Specter's decision fits into a larger pattern. It follows the exit from the GOP of Sens. Jim Jeffords in 2001 and Lincoln Chafee in 2007 (after losing his re-election bid), to say nothing of New York Mayor Michael Bloomberg the same year. Noteworthy, too, have been the endorsements of both John Kerry and Barack Obama by surprising numbers of Republicans. And despite Specter's Lindsay-esque avowal of independence--"My change in party affiliation does not mean that I will be a party-line voter any more for the Democrats that I have been for the Republicans. ... I will continue my independent voting and follow my conscience on what I think is best for Pennsylvania and America"--his switch will more often than not give the Democrats their magic number of 60 Senate votes (once Minnesota's Al Franken is seated). For this reason, Specter's decision has, understandably, rocked the political world.
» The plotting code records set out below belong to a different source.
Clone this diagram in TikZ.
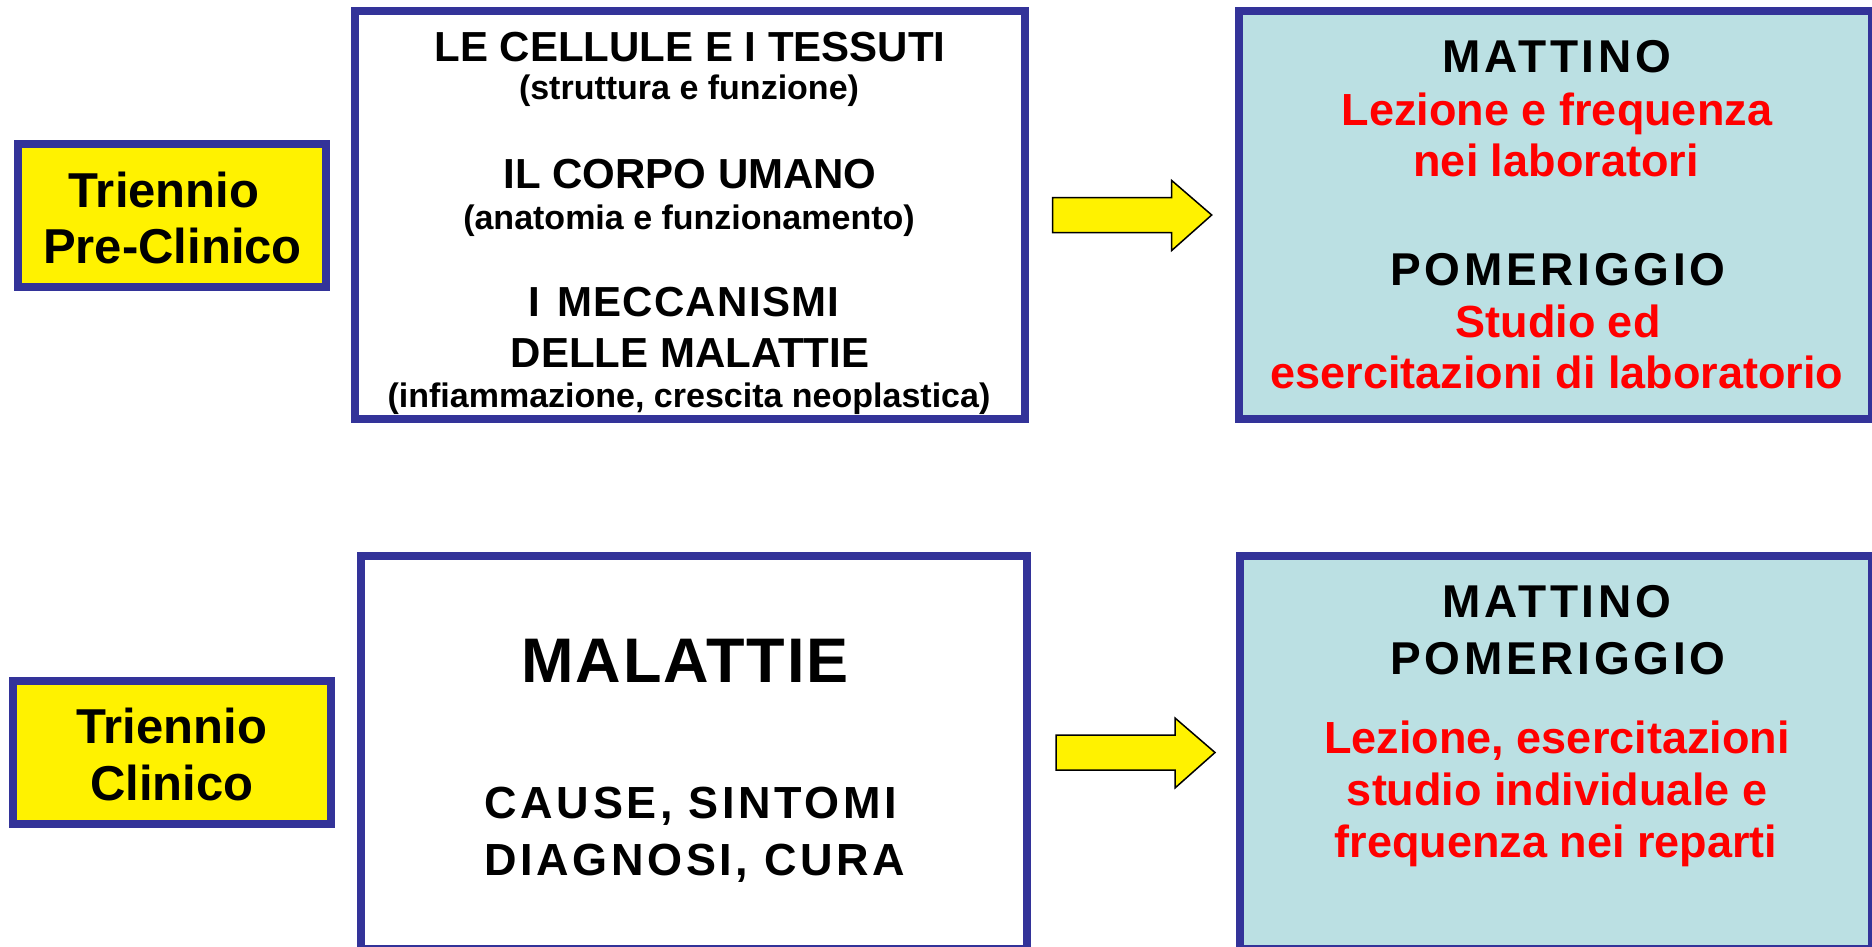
\documentclass[tikz,border=0pt]{standalone}
\usepackage{fontspec}
\setmainfont{Liberation Sans}
\newfontfamily\spacedfont{Liberation Sans}[LetterSpace=8]
\newfontfamily\lightspacedfont{Liberation Sans}[LetterSpace=3]
\usetikzlibrary{calc}
\definecolor{bordblue}{HTML}{333399}
\definecolor{tealfill}{HTML}{BBE0E3}
\definecolor{redtxt}{HTML}{FF0000}
\tikzset{
  frame/.style={draw=bordblue, line width=8pt, inner sep=0pt},
  ybox/.style={frame, fill=yellow},
  wbox/.style={frame, fill=white},
  tbox/.style={frame, fill=tealfill},
  txt/.style={anchor=base, inner sep=0pt, outer sep=0pt},
  yel/.style={txt, font=\fontsize{49pt}{56pt}\selectfont\bfseries},
  head/.style={txt, font=\fontsize{42pt}{50pt}\selectfont\bfseries},
  headsp/.style={txt, font=\lightspacedfont\fontsize{42pt}{50pt}\selectfont\bfseries},
  sub/.style={txt, font=\fontsize{34pt}{40pt}\selectfont\bfseries},
  caps/.style={txt, font=\spacedfont\fontsize{46pt}{54pt}\selectfont\bfseries},
  capsb/.style={txt, font=\spacedfont\fontsize{45pt}{54pt}\selectfont\bfseries},
  big/.style={txt, font=\lightspacedfont\fontsize{63pt}{70pt}\selectfont\bfseries},
  redl/.style={txt, text=redtxt, font=\fontsize{45pt}{52pt}\selectfont\bfseries},
  blockarrow/.style={draw=black, fill=yellow, line width=1.5pt, line join=miter},
}
\begin{document}
\begin{tikzpicture}[x=1pt,y=-1pt]
\useasboundingbox (0,0) rectangle (1872,947);
\fill[white] (0,0) rectangle (1872,947);

% boxes
\node[ybox, minimum width=308.3pt, minimum height=142.5pt] (y1) at (171.65,215.45) {};
\node[wbox, minimum width=670pt, minimum height=408pt] (m1) at (690,215) {};
\node[tbox, minimum width=633pt, minimum height=408pt] (t1) at (1555.5,215) {};
\node[ybox, minimum width=317.2pt, minimum height=143pt] (y2) at (171.9,752.5) {};
\node[wbox, minimum width=666pt, minimum height=393pt] (m2) at (694,752.5) {};
\node[tbox, minimum width=632.5pt, minimum height=393pt] (t2) at (1555.75,752.5) {};

% yellow labels
\node[yel] (y1a) at (164,207.5) {Triennio};
\node[yel] (y1b) at (172.5,263) {Pre-Clinico};
\node[yel] (y2a) at (171.7,743.5) {Triennio};
\node[yel] (y2b) at (172,800) {Clinico};

% top middle box
\node[head] (m1a) at (690,62) {LE CELLULE E I TESSUTI};
\node[sub]  (m1b) at (689,100) {(struttura e funzione)};
\node[head] (m1c) at (690,189) {IL CORPO UMANO};
\node[sub]  (m1d) at (689,229) {(anatomia e funzionamento)};
\node[headsp] (m1e) at (684,316) {I\hspace{4pt} MECCANISMI};
\node[head] (m1f) at (690,367) {DELLE MALATTIE};
\node[sub]  (m1g) at (689,407) {(infiammazione, crescita neoplastica)};

% top right box
\node[caps] (t1a) at (1557,73) {MATTINO};
\node[redl] (t1b) at (1557,126) {Lezione e frequenza};
\node[redl] (t1c) at (1556,177) {nei laboratori};
\node[caps] (t1d) at (1558,285) {POMERIGGIO};
\node[redl] (t1e) at (1558,337) {Studio ed};
\node[redl] (t1f) at (1557,388) {esercitazioni di laboratorio};

% bottom middle box
\node[big]   (m2a) at (685,682) {MALATTIE};
\node[capsb] (m2b) at (691,818) {CAUSE, SINTOMI};
\node[capsb] (m2c) at (695,875) {DIAGNOSI, CURA};

% bottom right box
\node[caps] (t2a) at (1557,617) {MATTINO};
\node[caps] (t2b) at (1558,674) {POMERIGGIO};
\node[redl] (t2c) at (1557,753) {Lezione, esercitazioni};
\node[redl] (t2d) at (1557,805.5) {studio individuale e};
\node[redl] (t2e) at (1556,857.5) {frequenza nei reparti};

% block arrows
\coordinate (a1s) at ($(m1.east)+(23.7,0)$);
\coordinate (a1t) at ($(t1.west)+(-23.3,0)$);
\coordinate (a2s) at ($(m2.east)+(25,0)$);
\coordinate (a2t) at ($(t2.west)+(-20.5,0)$);
\draw[blockarrow] (a1s) ++(0,-17.5) -- ++(119,0) -- ++(0,-17) -- (a1t) -- ++(-40,35.5) -- ++(0,-18) -- ++(-119,0) -- cycle;
\draw[blockarrow] (a2s) ++(0,-17.5) -- ++(119,0) -- ++(0,-17) -- (a2t) -- ++(-40,35.5) -- ++(0,-18) -- ++(-119,0) -- cycle;
\end{tikzpicture}
\end{document}
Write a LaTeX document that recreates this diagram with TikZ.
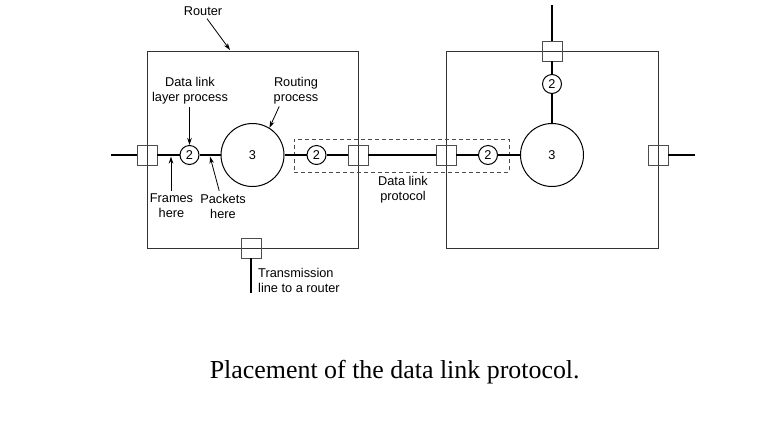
\documentclass[tikz,border=0pt]{standalone}
\usepackage{fontspec}
\setmainfont{Liberation Sans}
\newfontfamily\capfont{Liberation Serif}
\usetikzlibrary{arrows.meta}
\begin{document}
\begin{tikzpicture}[x=1bp,y=-1bp,
  router/.style={draw=black!80, line width=0.9bp, inner sep=0, minimum width=211bp, minimum height=197bp},
  iface/.style={draw=black!70, line width=0.8bp, inner sep=0, minimum size=20bp},
  dl/.style={draw, circle, line width=1bp, inner sep=0, minimum size=19bp, font=\fontsize{12.8}{15}\selectfont},
  rp/.style={draw, circle, line width=1bp, inner sep=0, minimum size=63bp, font=\fontsize{12.8}{15}\selectfont},
  wire/.style={line width=1.4bp},
  lbl/.style={font=\fontsize{12.8}{15}\selectfont, align=center, inner sep=0},
  ptr/.style={-{Stealth[length=7bp,width=4.5bp]}, line width=0.8bp},
  proto/.style={draw=black!70, dash pattern=on 4bp off 3bp, line width=0.9bp, inner sep=0, minimum width=215bp, minimum height=33bp},
]
\useasboundingbox (0,0) rectangle (782,422);
\fill[white] (0,0) rectangle (782,422);

% routers
\node[router] (r1) at (252.5,149.5) {};
\node[router, minimum width=212bp] (r2) at (552,149.5) {};

% data link protocol frame
\node[proto] (dlp) at (401.5,155.5) {};

% interfaces and processes
\node[iface] (i1) at (147,155) {};
\node[dl] (a1) at (189.5,155) {2};
\node[rp] (p1) at (252.5,155) {3};
\node[dl] (a2) at (316.5,155) {2};
\node[iface] (i2) at (358,155) {};
\node[iface] (i3) at (446,155) {};
\node[dl] (a3) at (488,155) {2};
\node[rp] (p2) at (552,155) {3};
\node[iface] (i4) at (658,155) {};
\node[iface] (i5) at (552,51) {};
\node[dl] (a4) at (552,84) {2};
\node[iface] (i6) at (251,248) {};

\coordinate (w1) at (111,155);
\coordinate (w2) at (695,155);
\coordinate (w3) at (552,5);
\coordinate (w4) at (251,293);

% wires
\draw[wire] (w1) -- (i1);
\draw[wire] (i1) -- (a1);
\draw[wire] (a1) -- (p1);
\draw[wire] (p1) -- (a2);
\draw[wire] (a2) -- (i2);
\draw[wire] (i2) -- (i3);
\draw[wire] (i3) -- (a3);
\draw[wire] (a3) -- (p2);
\draw[wire] (i4) -- (w2);
\draw[wire, line width=1.8bp] (w3) -- (i5);
\draw[wire, line width=1.8bp] (i5) -- (a4);
\draw[wire, line width=1.8bp] (a4) -- (p2);
\draw[wire, line width=1.8bp] (i6) -- (w4);

% labels
\node[lbl] (rl) at (203,11) {Router};
\coordinate (ra) at (230,50);
\draw[ptr] ([xshift=4bp,yshift=-3bp]rl.south) -- (ra);

\node[lbl] (dll) at (190,91) {Data link\\layer process};
\draw[ptr, shorten <=2bp] (dll.south -| a1) -- (a1);

\node[lbl] (rpl) at (296,91) {Routing\\process};
\draw[ptr, shorten <=2bp] ([xshift=-16bp]rpl.south) -- (p1.58);

\node[lbl] (fh) at (171.5,206) {Frames\\here};
\coordinate (ft) at (171,156.5);
\draw[ptr, shorten <=3bp] (fh.north -| ft) -- (ft);

\node[lbl] (ph) at (223,206) {Packets\\here};
\coordinate (pt) at (210,156.5);
\draw[ptr, shorten <=3bp] ([xshift=-3bp]ph.north) -- (pt);

\node[lbl] (dlpl) at (403,189.5) {Data link\\protocol};

\node[lbl, anchor=west, align=left] (tl) at (258,280) {Transmission\\line to a router};

\node[inner sep=0, anchor=base, font=\capfont\fontsize{26}{30}\selectfont] (cap) at (394.7,378.3) {Placement of the data link protocol.};
\end{tikzpicture}
\end{document}
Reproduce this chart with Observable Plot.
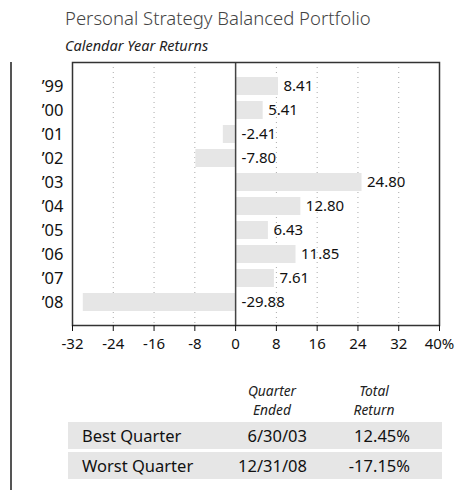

To add Michael Bloomberg to the list is just plain dumb; it's like a high school student trying to slip in a supporting fact for their thesis when that fact is either fabricated or tendentious, but they hope that the teacher is too stupid to know any better. Even someone with only a cursory interest in politics is aware of the fact that Michael Bloomberg was a lifelong Democrat before running as a Republican for mayor of New York, a classic case of political opportunism due to a crowded Democratic primary race and relatively thin institutional party backing. Mayor-for-Life Bloomberg's defection from the Republican party had nothing to do with being alienated, as he was always literally a R.I.N.O. There are other qualitative points I could quibble with, I don't think that the shoddiness ends at the one example I point to above. The author had a thesis, and in classic fashion was constructing an argument around a prior conclusion. I don't mind that, that's the nature of most opinion writing; you craft prose which is in line with your prior preferences and prejucides. But I am obviously a little irritated that someone would think Slate readers are really that dumb. The author, David Greenberg, is an academic who would no doubt mark up the shoddy factual supports for his thesis in this piece if any student submitted it to him.